Task brief
Copy out all lines of the records in which the word "with" appears.

Records for the exercise
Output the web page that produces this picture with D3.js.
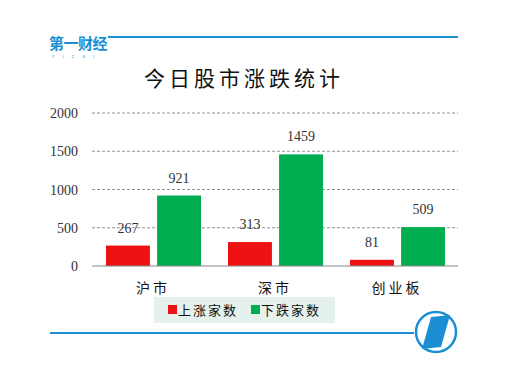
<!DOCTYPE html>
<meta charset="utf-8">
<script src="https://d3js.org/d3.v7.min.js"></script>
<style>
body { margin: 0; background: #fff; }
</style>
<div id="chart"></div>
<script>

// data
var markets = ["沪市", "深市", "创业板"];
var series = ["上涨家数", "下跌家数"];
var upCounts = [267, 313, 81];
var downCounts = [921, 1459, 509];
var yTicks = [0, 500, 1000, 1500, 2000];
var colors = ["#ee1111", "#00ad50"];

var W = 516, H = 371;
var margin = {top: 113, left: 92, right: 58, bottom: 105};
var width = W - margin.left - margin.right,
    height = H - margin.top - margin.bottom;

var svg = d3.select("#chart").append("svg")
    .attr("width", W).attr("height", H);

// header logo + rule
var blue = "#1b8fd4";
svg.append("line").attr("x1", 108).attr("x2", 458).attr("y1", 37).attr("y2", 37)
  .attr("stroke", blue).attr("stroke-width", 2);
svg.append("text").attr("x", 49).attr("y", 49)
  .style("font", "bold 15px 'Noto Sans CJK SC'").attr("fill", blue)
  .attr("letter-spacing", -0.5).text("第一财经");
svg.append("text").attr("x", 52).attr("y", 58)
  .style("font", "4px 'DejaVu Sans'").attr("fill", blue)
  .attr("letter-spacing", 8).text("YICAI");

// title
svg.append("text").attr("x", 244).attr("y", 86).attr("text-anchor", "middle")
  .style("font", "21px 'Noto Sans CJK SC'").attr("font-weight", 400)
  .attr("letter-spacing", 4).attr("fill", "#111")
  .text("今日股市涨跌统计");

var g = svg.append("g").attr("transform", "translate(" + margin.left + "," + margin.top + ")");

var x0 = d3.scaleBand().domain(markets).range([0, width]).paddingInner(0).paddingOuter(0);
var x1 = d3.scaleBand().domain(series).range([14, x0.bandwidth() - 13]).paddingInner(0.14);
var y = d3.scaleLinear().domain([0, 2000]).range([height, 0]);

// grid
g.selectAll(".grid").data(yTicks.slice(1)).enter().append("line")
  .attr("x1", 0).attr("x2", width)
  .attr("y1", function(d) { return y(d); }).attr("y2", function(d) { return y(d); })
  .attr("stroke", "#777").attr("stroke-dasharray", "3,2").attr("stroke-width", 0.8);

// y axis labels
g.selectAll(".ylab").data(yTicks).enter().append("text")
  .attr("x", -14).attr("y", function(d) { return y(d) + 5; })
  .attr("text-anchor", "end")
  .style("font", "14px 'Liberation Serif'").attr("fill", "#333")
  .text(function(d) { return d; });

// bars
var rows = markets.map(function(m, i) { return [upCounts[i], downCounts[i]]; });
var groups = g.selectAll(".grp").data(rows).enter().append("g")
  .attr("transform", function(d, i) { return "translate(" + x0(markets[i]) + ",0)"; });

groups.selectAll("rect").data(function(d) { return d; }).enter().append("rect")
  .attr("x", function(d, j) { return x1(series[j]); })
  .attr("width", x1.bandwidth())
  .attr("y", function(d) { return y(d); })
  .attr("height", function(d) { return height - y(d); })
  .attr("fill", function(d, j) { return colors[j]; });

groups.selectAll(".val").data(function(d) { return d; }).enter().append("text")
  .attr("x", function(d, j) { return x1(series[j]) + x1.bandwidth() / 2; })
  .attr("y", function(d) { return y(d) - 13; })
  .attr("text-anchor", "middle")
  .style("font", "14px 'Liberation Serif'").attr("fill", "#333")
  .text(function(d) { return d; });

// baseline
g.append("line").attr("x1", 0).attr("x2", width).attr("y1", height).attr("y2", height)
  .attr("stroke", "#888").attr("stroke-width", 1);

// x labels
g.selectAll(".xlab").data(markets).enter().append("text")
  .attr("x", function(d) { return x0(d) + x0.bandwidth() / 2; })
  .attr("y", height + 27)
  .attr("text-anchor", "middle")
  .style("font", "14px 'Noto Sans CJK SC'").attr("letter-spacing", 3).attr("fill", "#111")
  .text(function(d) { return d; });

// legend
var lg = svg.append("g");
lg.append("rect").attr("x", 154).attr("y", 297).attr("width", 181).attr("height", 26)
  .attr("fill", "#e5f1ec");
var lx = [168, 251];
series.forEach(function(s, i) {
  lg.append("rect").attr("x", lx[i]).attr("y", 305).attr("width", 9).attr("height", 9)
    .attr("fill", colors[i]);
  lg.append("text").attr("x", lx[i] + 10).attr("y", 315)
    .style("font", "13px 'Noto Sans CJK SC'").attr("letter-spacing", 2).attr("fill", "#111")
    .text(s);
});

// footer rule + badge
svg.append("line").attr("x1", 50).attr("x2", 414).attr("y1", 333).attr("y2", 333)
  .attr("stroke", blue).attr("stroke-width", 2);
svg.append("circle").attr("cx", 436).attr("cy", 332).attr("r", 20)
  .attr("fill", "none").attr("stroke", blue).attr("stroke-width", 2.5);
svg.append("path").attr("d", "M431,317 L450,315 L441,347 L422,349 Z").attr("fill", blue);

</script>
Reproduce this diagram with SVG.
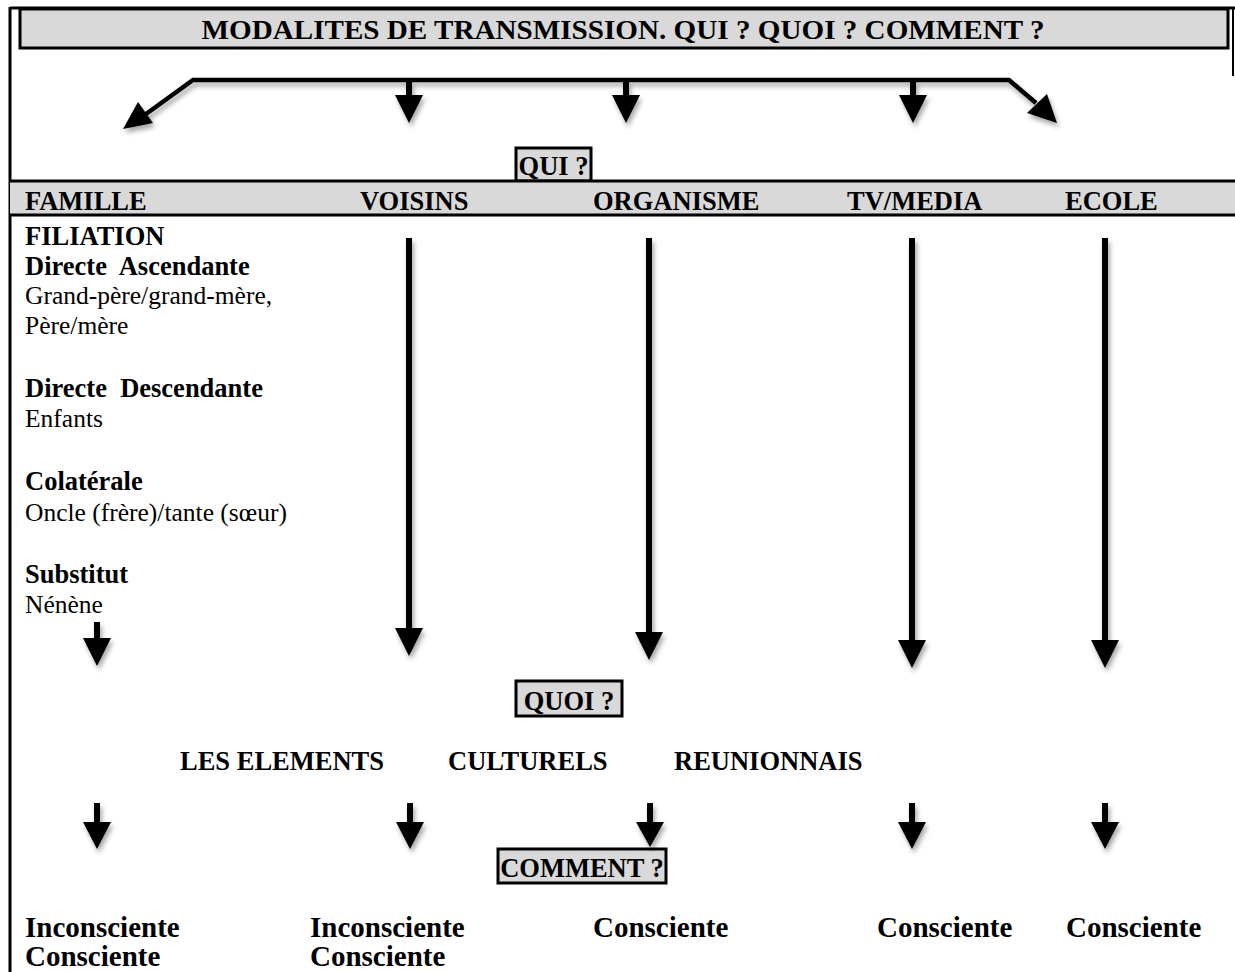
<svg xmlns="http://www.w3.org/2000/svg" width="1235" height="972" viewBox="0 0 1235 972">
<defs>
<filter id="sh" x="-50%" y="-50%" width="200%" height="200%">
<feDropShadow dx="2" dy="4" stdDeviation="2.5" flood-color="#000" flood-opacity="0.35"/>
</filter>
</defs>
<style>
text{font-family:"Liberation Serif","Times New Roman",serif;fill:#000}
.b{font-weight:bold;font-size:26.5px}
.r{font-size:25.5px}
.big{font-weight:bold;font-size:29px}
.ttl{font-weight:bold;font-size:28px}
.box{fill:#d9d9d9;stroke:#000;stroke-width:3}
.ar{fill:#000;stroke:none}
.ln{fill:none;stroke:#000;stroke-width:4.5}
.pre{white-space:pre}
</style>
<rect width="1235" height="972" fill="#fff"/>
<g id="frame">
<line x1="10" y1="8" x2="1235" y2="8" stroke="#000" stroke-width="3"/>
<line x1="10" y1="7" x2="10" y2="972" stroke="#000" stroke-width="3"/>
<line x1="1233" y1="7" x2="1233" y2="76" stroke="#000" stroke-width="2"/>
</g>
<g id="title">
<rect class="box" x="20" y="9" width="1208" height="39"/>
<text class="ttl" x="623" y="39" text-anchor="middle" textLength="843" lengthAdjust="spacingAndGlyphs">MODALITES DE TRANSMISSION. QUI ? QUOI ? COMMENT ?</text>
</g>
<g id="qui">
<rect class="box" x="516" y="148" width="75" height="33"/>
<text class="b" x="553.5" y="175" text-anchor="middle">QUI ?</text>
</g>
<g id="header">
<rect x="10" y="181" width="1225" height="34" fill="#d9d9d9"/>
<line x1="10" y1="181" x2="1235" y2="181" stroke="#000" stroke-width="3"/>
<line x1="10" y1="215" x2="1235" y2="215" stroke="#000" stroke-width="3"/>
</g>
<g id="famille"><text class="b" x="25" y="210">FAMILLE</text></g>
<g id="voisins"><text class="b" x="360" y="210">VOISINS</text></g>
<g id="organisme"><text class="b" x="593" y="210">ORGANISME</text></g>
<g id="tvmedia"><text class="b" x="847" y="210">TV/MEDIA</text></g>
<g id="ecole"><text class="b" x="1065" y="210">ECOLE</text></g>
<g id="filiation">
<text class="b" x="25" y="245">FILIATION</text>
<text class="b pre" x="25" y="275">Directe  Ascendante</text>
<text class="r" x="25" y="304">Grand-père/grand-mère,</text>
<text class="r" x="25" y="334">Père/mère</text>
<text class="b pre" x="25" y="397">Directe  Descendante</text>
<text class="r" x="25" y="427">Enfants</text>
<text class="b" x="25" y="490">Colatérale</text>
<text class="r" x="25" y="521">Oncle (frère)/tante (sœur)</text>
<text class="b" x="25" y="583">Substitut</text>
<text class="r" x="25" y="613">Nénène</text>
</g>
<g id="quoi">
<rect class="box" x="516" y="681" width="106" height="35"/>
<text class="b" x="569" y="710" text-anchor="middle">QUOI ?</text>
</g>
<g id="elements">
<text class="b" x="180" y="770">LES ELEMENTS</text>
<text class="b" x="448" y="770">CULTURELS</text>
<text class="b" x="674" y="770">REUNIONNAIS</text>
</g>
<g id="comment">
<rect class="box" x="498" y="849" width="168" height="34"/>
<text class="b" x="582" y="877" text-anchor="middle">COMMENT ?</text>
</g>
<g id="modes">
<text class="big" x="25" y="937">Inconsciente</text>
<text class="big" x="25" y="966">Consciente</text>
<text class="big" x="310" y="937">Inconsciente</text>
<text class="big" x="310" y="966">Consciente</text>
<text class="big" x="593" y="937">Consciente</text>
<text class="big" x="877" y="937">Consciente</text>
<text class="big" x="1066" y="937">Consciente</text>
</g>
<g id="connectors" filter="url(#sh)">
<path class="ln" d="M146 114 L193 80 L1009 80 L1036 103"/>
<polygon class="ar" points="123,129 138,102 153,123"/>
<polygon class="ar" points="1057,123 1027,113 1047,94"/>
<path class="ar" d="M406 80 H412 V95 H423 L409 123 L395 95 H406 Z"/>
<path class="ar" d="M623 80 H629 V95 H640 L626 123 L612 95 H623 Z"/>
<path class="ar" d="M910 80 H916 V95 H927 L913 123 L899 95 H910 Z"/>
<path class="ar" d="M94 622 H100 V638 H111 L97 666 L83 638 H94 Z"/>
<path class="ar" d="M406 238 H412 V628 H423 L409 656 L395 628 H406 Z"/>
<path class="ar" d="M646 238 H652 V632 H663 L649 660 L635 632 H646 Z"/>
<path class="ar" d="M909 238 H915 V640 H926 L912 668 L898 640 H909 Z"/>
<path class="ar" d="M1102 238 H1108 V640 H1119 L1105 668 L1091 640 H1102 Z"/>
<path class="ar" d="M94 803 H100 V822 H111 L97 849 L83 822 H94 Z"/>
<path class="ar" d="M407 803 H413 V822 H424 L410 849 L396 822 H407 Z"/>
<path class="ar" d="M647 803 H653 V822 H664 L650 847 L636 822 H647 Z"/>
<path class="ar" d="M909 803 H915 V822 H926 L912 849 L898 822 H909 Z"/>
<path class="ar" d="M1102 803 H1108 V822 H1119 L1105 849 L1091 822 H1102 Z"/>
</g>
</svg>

Exercise result
Output the web page that produces this picture with D3.js.
Reproduce this diagram with SVG.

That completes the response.